Questo concetto è stato introdotto da Kimberlé Crenshaw, giurista e attivista statunitense, un concetto  che non si occupa soltanto di donne, ma anche di tutte le persone e le comunità oppresse e emarginate. Il femminismo intersezionale propone un modello inclusivo, che non cancella gli uomini, ma all’interno del quale tutti coloro che non sono considerati “normali” da questa società capitalista, escludente, marginalizzante – dalle donne alle persone con disabilità, passando per la comunità LGBTQ+, alle persone nere e in generale a tutte le minoranze e le nazioni oppresse -, hanno lo stesso diritto a essere rappresentati.

Ora, certamente, l’Assemblea Nazionale Sarda è una delle poche realtà democratiche presenti in Sardegna e va assolutamente difesa e sostenuta, anche se commette errori. E a mio avviso, pur restando sacrosanta la libera opinione di ciascuno, all’interno di un’associazione democratica bastata sui principi dell’autodeterminazione, il concetto di “maschilismo” non dovrebbe essere lasciato alla libera interpretazione. Sarebbe, appunto, un errore, o almeno un equivoco.

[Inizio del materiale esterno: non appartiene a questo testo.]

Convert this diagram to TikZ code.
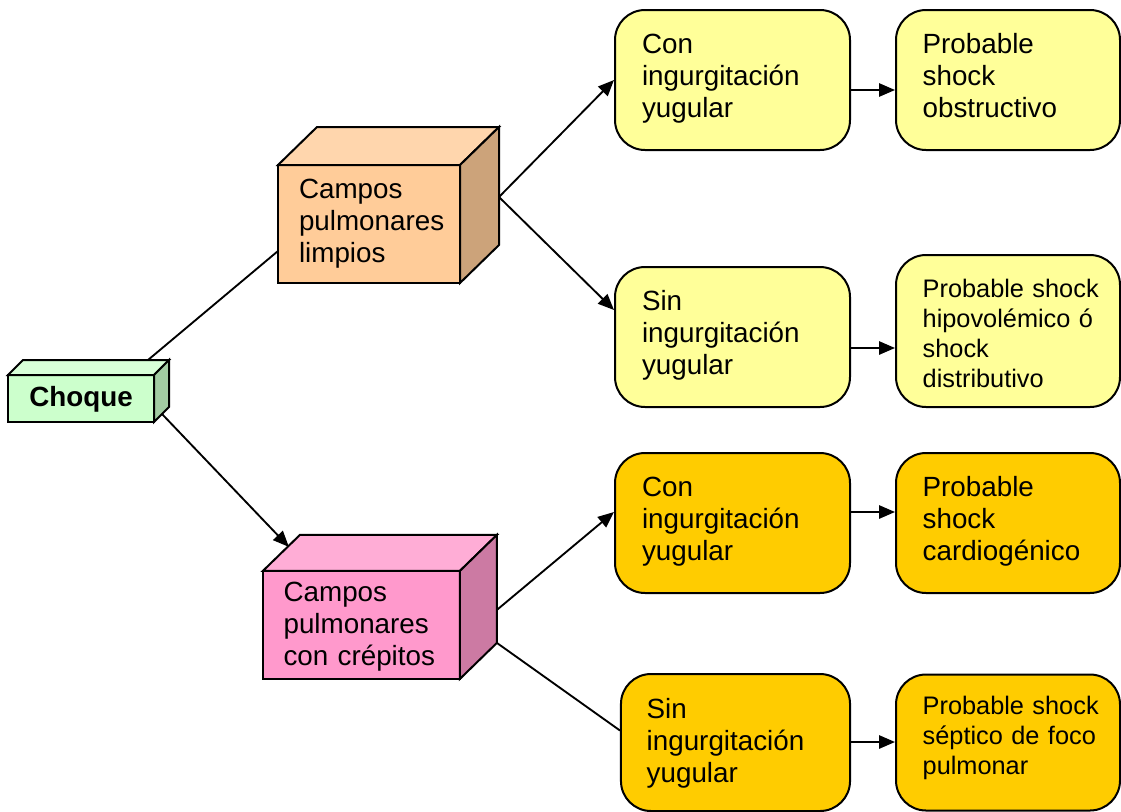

Si vuole usare il termine “suprematismo” anziché quello di “maschilismo”? Va bene. Si vuole ragionare sui chiaroscuri di certo pensiero femminista? D’accordo. Non ci sono dogmi e di tutto si può discutereMa non credo si possa dire che uno spazio indipendentista o un movimento per l’autogoverno è maschilista, nel nome di una discrezionale idea di “parresìa” (la libertà di parola per gli antichi greci).

Per quanto mi riguarda dunque, rifacendomi al settimo punto dell’editoriale di esordio: “Rinuncia a riferimenti sessisti nel testo, nelle immagini o in documenti sonori”, sono stata e continuo a essere convintamente “antisessista” e quindi coerentemente non maschilista, e antimaschilista.